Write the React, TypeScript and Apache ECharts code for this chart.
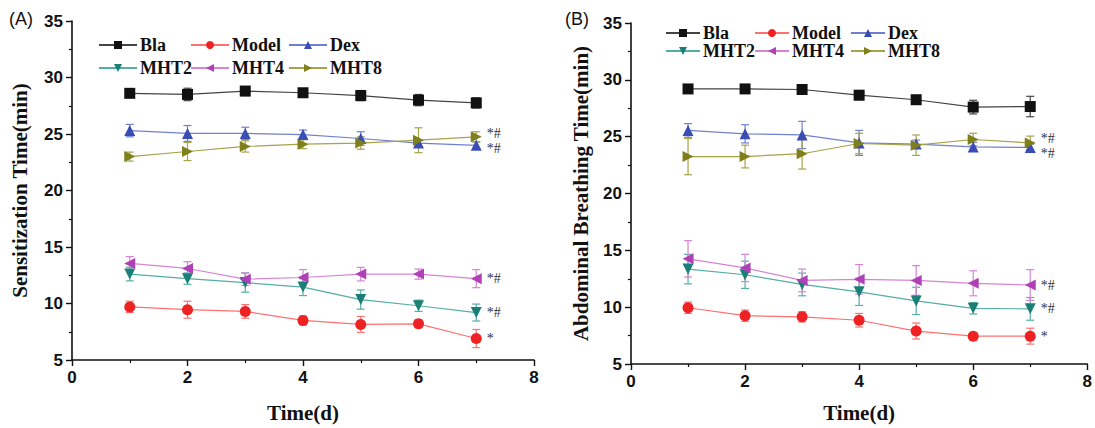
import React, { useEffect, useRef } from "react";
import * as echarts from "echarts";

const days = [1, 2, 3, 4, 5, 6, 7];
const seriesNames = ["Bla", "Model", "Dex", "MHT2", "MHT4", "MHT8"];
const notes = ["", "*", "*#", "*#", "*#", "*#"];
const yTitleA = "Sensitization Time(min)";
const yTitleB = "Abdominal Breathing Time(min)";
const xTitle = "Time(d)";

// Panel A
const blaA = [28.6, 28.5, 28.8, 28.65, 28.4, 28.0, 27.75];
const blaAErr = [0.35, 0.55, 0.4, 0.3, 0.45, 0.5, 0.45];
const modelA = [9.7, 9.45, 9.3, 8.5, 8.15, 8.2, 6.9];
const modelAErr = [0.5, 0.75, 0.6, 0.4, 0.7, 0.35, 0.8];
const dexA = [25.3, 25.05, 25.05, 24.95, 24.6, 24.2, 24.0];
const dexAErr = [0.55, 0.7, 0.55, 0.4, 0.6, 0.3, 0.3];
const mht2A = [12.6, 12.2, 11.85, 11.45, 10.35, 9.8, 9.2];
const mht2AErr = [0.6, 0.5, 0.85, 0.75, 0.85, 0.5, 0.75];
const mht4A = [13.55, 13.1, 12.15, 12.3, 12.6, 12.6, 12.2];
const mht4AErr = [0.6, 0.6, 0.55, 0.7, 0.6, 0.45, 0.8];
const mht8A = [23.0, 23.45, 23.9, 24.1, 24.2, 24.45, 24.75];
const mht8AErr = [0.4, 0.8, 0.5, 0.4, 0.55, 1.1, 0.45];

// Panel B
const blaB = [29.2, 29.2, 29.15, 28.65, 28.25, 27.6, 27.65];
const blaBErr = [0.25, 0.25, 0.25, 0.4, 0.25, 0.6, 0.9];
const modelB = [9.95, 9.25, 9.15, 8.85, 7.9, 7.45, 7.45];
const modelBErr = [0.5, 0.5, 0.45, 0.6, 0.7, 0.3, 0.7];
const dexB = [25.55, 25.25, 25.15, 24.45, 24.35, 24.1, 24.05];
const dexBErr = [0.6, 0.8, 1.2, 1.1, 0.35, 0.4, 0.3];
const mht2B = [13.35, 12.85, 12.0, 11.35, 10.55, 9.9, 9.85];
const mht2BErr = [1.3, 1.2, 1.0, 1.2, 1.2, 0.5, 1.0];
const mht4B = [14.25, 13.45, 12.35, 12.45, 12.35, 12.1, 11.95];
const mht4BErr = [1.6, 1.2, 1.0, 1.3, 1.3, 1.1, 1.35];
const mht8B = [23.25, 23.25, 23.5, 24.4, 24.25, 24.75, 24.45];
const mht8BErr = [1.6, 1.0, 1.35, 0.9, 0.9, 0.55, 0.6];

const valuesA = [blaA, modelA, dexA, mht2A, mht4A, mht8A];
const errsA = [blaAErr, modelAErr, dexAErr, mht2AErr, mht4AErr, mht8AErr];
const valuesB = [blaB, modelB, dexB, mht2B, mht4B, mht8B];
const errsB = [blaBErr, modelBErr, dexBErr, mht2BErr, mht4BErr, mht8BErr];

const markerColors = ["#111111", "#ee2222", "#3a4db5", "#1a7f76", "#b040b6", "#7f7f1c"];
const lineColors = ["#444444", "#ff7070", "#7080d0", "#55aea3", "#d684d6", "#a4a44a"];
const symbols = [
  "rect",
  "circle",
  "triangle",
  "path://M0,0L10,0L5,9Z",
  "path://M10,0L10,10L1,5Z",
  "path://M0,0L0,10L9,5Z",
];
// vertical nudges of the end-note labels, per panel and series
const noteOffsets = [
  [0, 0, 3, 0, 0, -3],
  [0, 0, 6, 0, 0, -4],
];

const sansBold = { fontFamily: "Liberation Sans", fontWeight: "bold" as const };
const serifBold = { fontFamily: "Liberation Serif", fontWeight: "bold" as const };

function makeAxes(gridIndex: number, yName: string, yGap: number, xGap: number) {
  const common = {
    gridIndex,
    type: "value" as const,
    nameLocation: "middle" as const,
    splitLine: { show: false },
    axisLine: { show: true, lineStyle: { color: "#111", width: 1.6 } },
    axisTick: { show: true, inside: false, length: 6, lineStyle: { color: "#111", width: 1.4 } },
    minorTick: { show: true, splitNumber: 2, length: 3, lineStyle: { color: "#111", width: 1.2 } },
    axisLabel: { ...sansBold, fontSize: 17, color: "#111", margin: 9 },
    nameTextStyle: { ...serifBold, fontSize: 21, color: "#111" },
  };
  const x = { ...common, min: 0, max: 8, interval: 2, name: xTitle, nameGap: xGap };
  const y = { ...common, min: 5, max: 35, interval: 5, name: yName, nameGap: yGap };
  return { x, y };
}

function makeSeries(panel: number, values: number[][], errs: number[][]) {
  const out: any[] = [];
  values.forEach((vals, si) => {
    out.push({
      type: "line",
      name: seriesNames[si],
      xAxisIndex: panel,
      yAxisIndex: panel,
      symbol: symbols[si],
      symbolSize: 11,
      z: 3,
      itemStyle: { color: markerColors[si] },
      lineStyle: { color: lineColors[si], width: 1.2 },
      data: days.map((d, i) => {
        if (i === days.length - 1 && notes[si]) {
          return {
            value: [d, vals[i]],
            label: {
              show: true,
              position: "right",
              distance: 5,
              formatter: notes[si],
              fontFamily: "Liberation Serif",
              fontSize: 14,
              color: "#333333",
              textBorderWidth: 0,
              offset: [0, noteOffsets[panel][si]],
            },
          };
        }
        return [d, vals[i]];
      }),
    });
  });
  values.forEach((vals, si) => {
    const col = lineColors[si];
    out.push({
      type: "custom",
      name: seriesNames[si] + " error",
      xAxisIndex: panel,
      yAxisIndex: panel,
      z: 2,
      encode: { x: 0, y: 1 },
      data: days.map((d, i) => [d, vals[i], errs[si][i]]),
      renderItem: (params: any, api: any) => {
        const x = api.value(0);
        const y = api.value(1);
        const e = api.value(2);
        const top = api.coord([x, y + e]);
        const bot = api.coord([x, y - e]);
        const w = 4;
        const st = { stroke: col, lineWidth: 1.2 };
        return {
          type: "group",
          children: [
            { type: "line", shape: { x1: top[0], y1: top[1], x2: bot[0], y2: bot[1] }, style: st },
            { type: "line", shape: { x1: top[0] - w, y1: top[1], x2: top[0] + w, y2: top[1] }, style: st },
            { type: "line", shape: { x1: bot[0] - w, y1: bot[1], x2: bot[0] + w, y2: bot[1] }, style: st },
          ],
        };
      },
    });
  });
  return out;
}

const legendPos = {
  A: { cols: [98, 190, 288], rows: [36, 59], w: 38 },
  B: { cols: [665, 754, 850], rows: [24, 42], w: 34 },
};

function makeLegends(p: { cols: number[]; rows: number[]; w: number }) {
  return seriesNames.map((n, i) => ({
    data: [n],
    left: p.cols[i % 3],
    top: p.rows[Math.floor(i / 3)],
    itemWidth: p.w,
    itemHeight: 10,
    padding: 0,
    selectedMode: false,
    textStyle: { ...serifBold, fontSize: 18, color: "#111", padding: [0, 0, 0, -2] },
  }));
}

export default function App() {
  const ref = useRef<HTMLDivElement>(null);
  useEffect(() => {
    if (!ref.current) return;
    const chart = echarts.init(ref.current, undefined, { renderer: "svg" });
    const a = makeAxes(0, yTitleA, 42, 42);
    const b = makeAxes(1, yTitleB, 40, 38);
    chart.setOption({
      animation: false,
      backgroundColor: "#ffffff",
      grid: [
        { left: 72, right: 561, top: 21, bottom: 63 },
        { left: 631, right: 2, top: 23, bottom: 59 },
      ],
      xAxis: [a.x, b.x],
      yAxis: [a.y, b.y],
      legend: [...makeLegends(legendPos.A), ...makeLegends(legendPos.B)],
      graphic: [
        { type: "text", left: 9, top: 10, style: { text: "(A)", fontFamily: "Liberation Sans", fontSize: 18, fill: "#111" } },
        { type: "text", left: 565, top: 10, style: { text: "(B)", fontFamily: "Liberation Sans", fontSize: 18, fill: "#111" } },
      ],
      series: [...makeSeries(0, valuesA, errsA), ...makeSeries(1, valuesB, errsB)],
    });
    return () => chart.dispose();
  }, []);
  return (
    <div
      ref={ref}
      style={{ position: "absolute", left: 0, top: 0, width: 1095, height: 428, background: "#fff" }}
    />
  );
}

...

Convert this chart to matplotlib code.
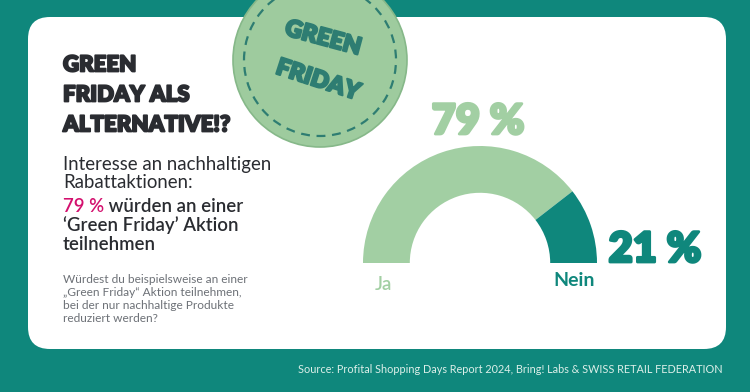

--

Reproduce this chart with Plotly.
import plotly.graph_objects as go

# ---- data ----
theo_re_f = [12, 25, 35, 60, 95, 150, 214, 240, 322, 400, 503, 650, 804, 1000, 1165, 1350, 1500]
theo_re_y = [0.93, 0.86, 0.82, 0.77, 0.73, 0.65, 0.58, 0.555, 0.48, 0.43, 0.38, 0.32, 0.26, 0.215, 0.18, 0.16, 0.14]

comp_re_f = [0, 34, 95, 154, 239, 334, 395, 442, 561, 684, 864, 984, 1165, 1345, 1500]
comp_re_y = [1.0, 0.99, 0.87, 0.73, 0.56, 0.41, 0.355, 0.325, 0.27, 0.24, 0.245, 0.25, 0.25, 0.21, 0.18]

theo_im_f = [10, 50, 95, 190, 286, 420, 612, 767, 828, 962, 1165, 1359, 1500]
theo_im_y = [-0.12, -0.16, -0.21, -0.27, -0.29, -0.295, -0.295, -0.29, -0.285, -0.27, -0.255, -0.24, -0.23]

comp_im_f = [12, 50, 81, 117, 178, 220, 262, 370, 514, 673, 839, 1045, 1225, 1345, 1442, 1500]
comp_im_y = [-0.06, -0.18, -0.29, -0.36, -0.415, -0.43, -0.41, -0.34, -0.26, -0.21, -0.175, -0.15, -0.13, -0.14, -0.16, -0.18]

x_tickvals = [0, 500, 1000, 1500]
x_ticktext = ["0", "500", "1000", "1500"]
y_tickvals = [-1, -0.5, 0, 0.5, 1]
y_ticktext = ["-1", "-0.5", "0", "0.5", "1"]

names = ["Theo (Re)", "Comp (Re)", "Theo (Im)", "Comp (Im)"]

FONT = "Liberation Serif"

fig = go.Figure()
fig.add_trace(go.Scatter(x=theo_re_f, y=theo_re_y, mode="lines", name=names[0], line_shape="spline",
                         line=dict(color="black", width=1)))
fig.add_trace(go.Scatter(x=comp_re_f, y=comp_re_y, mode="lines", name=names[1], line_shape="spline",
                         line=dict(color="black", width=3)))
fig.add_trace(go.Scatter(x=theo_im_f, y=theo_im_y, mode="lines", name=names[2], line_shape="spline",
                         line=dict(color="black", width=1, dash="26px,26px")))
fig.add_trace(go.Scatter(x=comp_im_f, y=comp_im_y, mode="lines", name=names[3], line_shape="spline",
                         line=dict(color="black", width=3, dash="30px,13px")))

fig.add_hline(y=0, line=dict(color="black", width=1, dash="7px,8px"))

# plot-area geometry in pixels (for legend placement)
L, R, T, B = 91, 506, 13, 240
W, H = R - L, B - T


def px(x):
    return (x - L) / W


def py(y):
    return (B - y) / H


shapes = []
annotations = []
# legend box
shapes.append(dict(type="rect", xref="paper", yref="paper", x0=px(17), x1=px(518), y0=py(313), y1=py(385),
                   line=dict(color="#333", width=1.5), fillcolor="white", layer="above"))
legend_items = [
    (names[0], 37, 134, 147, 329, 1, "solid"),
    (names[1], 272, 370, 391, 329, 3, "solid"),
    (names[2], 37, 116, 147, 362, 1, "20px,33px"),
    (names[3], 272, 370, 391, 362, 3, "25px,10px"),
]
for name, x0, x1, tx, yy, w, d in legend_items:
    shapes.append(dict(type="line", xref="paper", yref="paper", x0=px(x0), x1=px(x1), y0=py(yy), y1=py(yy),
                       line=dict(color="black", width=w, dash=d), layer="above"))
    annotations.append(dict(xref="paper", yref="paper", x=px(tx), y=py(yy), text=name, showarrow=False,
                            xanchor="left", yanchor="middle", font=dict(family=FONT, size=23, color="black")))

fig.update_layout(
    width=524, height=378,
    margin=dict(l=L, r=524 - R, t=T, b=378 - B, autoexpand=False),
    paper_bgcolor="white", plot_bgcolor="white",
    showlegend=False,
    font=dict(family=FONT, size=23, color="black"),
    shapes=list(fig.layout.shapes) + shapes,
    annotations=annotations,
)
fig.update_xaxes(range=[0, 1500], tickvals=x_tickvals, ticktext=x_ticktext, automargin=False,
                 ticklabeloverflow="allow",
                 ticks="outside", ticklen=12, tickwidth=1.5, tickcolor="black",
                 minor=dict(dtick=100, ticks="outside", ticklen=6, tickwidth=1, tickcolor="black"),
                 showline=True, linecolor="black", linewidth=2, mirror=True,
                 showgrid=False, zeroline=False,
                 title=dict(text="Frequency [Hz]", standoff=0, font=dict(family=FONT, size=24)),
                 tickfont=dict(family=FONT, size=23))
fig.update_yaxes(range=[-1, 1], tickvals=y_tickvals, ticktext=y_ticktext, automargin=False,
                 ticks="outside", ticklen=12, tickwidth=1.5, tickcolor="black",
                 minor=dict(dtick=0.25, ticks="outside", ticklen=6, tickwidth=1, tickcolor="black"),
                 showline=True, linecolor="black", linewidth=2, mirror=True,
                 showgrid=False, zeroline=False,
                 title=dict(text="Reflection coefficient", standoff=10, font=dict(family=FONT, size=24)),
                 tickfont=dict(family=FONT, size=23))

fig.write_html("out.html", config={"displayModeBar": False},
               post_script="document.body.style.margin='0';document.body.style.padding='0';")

* [YOUR TASK]: Among the entries above, take the lines from the one with "Write the React, TypeScript" through the one with "import * as" and retype them exactly, leaving out the pictures.

* [PROBLEM SOLUTION]:
Write the React, TypeScript and Apache ECharts code for this chart.
import React, { useEffect, useRef } from "react";
import * as echarts from "echarts";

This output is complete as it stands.